Additional questions of this sort can focus on the other functions we described
earlier in this chapter. Armed with your guide questions, you skim through book
chapters, journal articles, or newspaper accounts to find the answers you seek.
As a result, you rarely, if ever, read a book straight through. Instead, you
hunt up answers to your questions. In some instances this will require a detailed
perusal of one or more chapters – sometimes an entire book or monograph – as
when you wish to thoroughly understand the theory on which the study was grounded.
In other cases, your task consists of hunting only for a key word or phrase
in the book’s index (as in learning how an author defined a term that will be
important in your project); then you read only the pages whose numbers appear
for that word in the index. Sometimes your search will be guided by a single
question. In other cases, you will find it economical to look up answers to
several questions at the same time in order to make the most efficient use of
a book, dissertation, or journal that would be difficult or inconvenient to
obtain on a future occasion.

Examples of key words used in a literature search

Here are two examples of key words whose meanings students might seek in their
literature search. The first example is from a project titled Social-Class Changes
in a Southern Town – 1945-1995. The second is titled Treatment Plans for Attention
Deficit Disorder (ADD).

Social-Class Changes in a Southern Town – 1945-1995: Key terms can be selected
either to address the project’s topic in general or to focus on a particular
function that the literature is expected to serve. General key terms for the
study of social class can include social class, social stratification, socioeconomic
status (SES), social structure, upper class, middle class, lower class, minorities,
the rich, the poor, wealth, and poverty. Words specific to a function, such
as that of generating research methods for the social-class study, could include
social-science research methods, survey techniques, interview techniques, social-class
scales, scaling methods, and social-class typologies.
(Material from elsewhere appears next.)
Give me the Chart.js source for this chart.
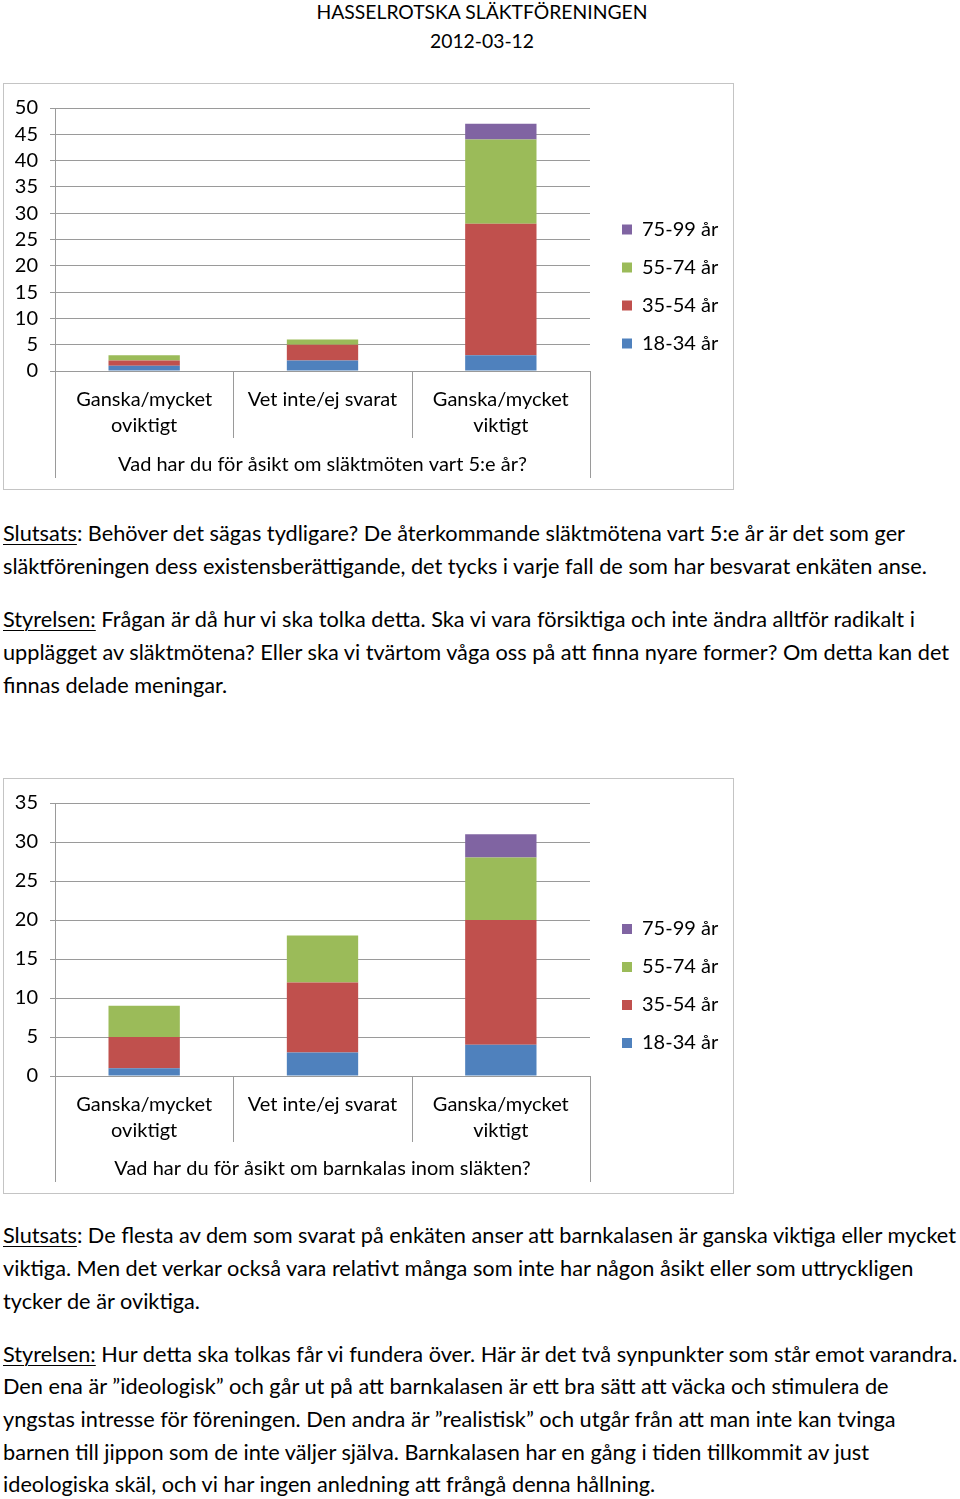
<!DOCTYPE html>
<html><head><meta charset="utf-8">
<script src="https://cdn.jsdelivr.net/npm/chart.js@4"></script>
<style>
html,body{margin:0;padding:0;background:#fff}
body{width:960px;height:1499px;position:relative;overflow:hidden;font-family:Lato,sans-serif;color:#000}
.t{position:absolute;left:3px;white-space:nowrap;line-height:33px;height:33px}
.c{position:absolute;left:0;width:964px;text-align:center;white-space:nowrap;line-height:30px;height:30px}
.box{position:absolute;border:1px solid #c4c4c4;box-sizing:border-box;background:#fff}
canvas{position:absolute}
u{text-decoration-thickness:1px;text-underline-offset:3px}
</style></head><body>
<div class="c" id="h1" style="top:-3px">HASSELROTSKA SLÄKTFÖRENINGEN</div>
<div class="c" id="h2" style="top:26px">2012-03-12</div>

<div class="box" style="left:3px;top:83px;width:731px;height:407px"></div>
<canvas id="c1" width="729" height="405" style="left:4px;top:84px;width:729px;height:405px"></canvas>

<div class="t" style="top:517px"><u>Slutsats</u>: Behöver det sägas tydligare? De återkommande släktmötena vart 5:e år är det som ger</div>
<div class="t" style="top:550px">släktföreningen dess existensberättigande, det tycks i varje fall de som har besvarat enkäten anse.</div>
<div class="t" style="top:603px"><u>Styrelsen:</u> Frågan är då hur vi ska tolka detta. Ska vi vara försiktiga och inte ändra alltför radikalt i</div>
<div class="t" style="top:636px">upplägget av släktmötena? Eller ska vi tvärtom våga oss på att finna nyare former? Om detta kan det</div>
<div class="t" style="top:669px">finnas delade meningar.</div>

<div class="box" style="left:3px;top:778px;width:731px;height:416px"></div>
<canvas id="c2" width="729" height="414" style="left:4px;top:779px;width:729px;height:414px"></canvas>

<div class="t" style="top:1219px"><u>Slutsats</u>: De flesta av dem som svarat på enkäten anser att barnkalasen är ganska viktiga eller mycket</div>
<div class="t" style="top:1252px">viktiga. Men det verkar också vara relativt många som inte har någon åsikt eller som uttryckligen</div>
<div class="t" style="top:1285px">tycker de är oviktiga.</div>
<div class="t" style="top:1338px"><u>Styrelsen:</u> Hur detta ska tolkas får vi fundera över. Här är det två synpunkter som står emot varandra.</div>
<div class="t" style="top:1370px">Den ena är ”ideologisk” och går ut på att barnkalasen är ett bra sätt att väcka och stimulera de</div>
<div class="t" style="top:1403px">yngstas intresse för föreningen. Den andra är ”realistisk” och utgår från att man inte kan tvinga</div>
<div class="t" style="top:1436px">barnen till jippon som de inte väljer själva. Barnkalasen har en gång i tiden tillkommit av just</div>
<div class="t" style="top:1468px">ideologiska skäl, och vi har ingen anledning att frångå denna hållning.</div>

<script>
// ---- data ----
const CATEGORIES = [['Ganska/mycket','oviktigt'], 'Vet inte/ej svarat', ['Ganska/mycket','viktigt']];
const SERIES = ['18-34 år','35-54 år','55-74 år','75-99 år'];
const COLORS = ['#4f81bd','#c0504d','#9bbb59','#8064a2'];

const MEET_18_34 = [1, 2, 3];
const MEET_35_54 = [1, 3, 25];
const MEET_55_74 = [1, 1, 16];
const MEET_75_99 = [0, 0, 3];
const MEET_TITLE = 'Vad har du för åsikt om släktmöten vart 5:e år?';
const MEET_Y = {min: 0, max: 50, step: 5};

const KIDS_18_34 = [1, 3, 4];
const KIDS_35_54 = [4, 9, 16];
const KIDS_55_74 = [4, 6, 8];
const KIDS_75_99 = [0, 0, 3];
const KIDS_TITLE = 'Vad har du för åsikt om barnkalas inom släkten?';
const KIDS_Y = {min: 0, max: 35, step: 5};

// ---- fonts ----
const FAMILY = 'Lato';
function fitFont(text, target){
  const c = document.createElement('canvas').getContext('2d');
  c.font = '100px ' + FAMILY;
  return 100 * target / c.measureText(text).width;
}
const bodySize = fitFont('Slutsats: Behöver det sägas tydligare? De återkommande släktmötena vart 5:e år är det som ger', 904);
document.querySelectorAll('.t').forEach(d => d.style.fontSize = bodySize + 'px');
const headSize = fitFont('HASSELROTSKA SLÄKTFÖRENINGEN', 332);
document.querySelectorAll('.c').forEach(d => d.style.fontSize = headSize + 'px');
const FS = Math.round(fitFont('Vet inte/ej svarat', 148) * 2) / 2;

Chart.defaults.font.family = FAMILY;
Chart.defaults.color = '#000';

const GRID = '#9a9a9a';

const framePlugin = {
  id: 'frame',
  beforeLayout(chart){
    const lg = chart.legend;
    if (lg && !lg._patched){
      const f = lg.fit;
      lg.fit = function(){ f.call(this); this.width = 143; };
      lg._patched = true;
    }
  },
  afterLayout(chart){
    const lg = chart.legend;
    const pad = chart.options.plugins.legend.labels.padding;
    lg.left = 618 - pad; lg.right = lg.left + lg.width;
    lg.top = 0; lg.bottom = chart.height; lg.height = chart.height;
  },
  afterDraw(chart, args, opts){
    const x = chart.scales.x, a = chart.chartArea, ctx = chart.ctx;
    const n = chart.data.labels.length;
    ctx.save();
    ctx.strokeStyle = GRID; ctx.lineWidth = 1;
    ctx.beginPath();
    for (let i = 0; i <= n; i++){
      let px, len;
      if (i === 0){ px = a.left; len = opts.outer; }
      else if (i === n){ px = a.right; len = opts.outer; }
      else { px = (x.getPixelForValue(i-1) + x.getPixelForValue(i)) / 2; len = opts.inner; }
      px = Math.round(px) + 0.5;
      ctx.moveTo(px, a.bottom); ctx.lineTo(px, a.bottom + len);
    }
    ctx.stroke();
    ctx.restore();
  }
};

function makeChart(id, values, yr, title, topPad, xHeight, outer, inner){
  const datasets = SERIES.map((s, i) => ({
    label: s, data: values[i], backgroundColor: COLORS[i], borderWidth: 0,
    barPercentage: 0.4, categoryPercentage: 1.0
  }));
  return new Chart(document.getElementById(id), {
    type: 'bar',
    data: {labels: CATEGORIES, datasets},
    plugins: [framePlugin],
    options: {
      responsive: false, animation: false, devicePixelRatio: 1,
      layout: {padding: {top: topPad, left: 0, right: 0, bottom: 0}},
      plugins: {
        legend: {
          position: 'right', reverse: true,
          labels: {boxWidth: 10, boxHeight: 10, padding: 38 - FS, font: {size: FS}, color: '#000'}
        },
        tooltip: {enabled: false},
        frame: {outer, inner}
      },
      scales: {
        x: {
          stacked: true,
          grid: {display: false},
          border: {display: false},
          ticks: {font: {size: FS, lineHeight: '26px'}, padding: 8, maxRotation: 0, autoSkip: false, color: '#000'},
          title: {display: true, text: title, font: {size: FS, lineHeight: '22px'}, padding: {top: 0, bottom: 13}, color: '#000'},
          afterFit(s){ s.height = xHeight; }
        },
        y: {
          stacked: true, min: yr.min, max: yr.max,
          grid: {color: GRID, tickLength: 5, drawTicks: true},
          border: {display: true, color: GRID},
          ticks: {stepSize: yr.step, autoSkip: false, font: {size: FS}, padding: 12, color: '#000'},
          afterFit(s){ s.width = 51; }
        }
      }
    }
  });
}

makeChart('c1', [MEET_18_34, MEET_35_54, MEET_55_74, MEET_75_99], MEET_Y, MEET_TITLE, 20, 118, 107, 67);
makeChart('c2', [KIDS_18_34, KIDS_35_54, KIDS_55_74, KIDS_75_99], KIDS_Y, KIDS_TITLE, 22, 117, 106, 66);
</script>
</body></html>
Treatment Plans for Attention Deficit Disorder (ADD): General key words for
the study of attention deficit can be attention, attention deficit disorder
(ADD), hyperactivity, attention deficit hyperactivity disorder (ADHD), inattention,
and distractibility. If one of the chosen functions of the literature search
is that of locating ADD within the learning-disorders domain of knowledge, then
key terms – in addition to the foregoing general ones – could include learning
disorders, learning handicaps, disadvantaged learners, special education, remedial
education, and teaching the handicapped.
In summary, as you plan your literature review, you will likely find it helpful
to decide which functions the review should perform and then to select both
general and specific-function terms to guide your effort.